I’d pleaded with those at the protests to attend the event we’d worked so hard on. We had protested against people who advocate for Holocaust Denial and we’d championed anti-racism. It was necessary this translated in all our actions. The event wasn’t about anti-Semitism or Jewish people, but it was about healing divisions, breaking out of our Jewish bubble to learn lessons from the past.
I was devastated, no, I was seething, to see less than 10 Jewish students in the room. Only 3 people - including a UJS rep and my boyfriend Joel, the youth trustee of the charity - had bothered to like/ engage with a video campaign on genocide awareness which had been shared on the Bristol JSoc page. That page has 1000 members. Looking back on my year, I am proud of what I achieved. Looking back on yesterday, I am devastated by the close-minded attitudes and lack of care which in this case, Jewish students were unfortunately guilty of. To quote a message I received from my sister, ‘if people aren't consistent in their views then their views aren't worth the paper they're written on’.

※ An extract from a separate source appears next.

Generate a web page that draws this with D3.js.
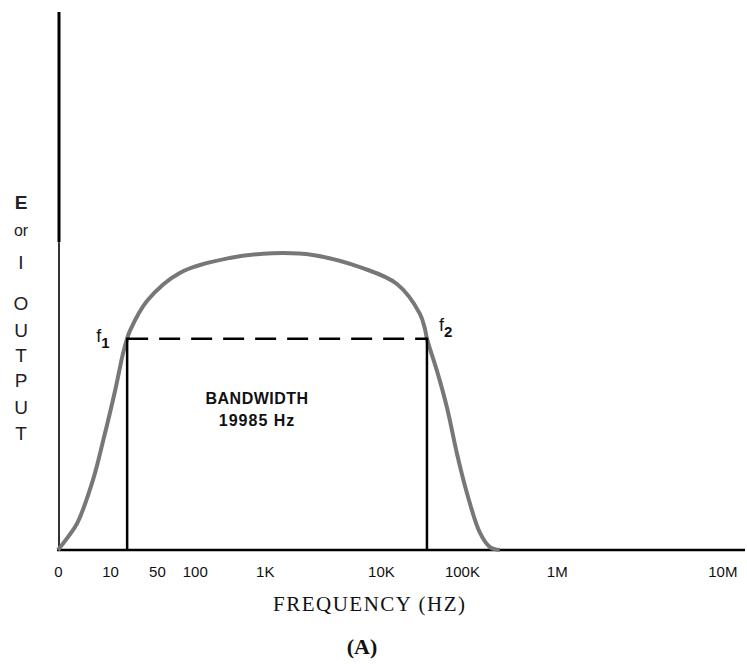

As Jewish people we have a responsibility to open our eyes and actually look out at the world around us. No, not just to look, but to actually care about things going on outside of North-West London and Israel. I questioned whether I was expecting too much of people. Yet, if we really mean ‘Never Again’ then our perspectives cannot be so inverted.
It is criminal that as a society we are often so solely absorbed in ourselves and the issues that directly affect us. Of course, I understand that this isn’t a specifically Jewish issue; it’s a humanitarian one. However, it is my experiences within this community which have moulded my perspective. I’ve always viewed Jewish people as sustaining a high moral compass. Yesterday, I began to see myself as doubting that, "when it came to other people that did not belong to our own, people did not seem to care." By no means do I see myself as perfect, but I do see myself as someone who cares. I once again began to feel more outside the bubble, than within.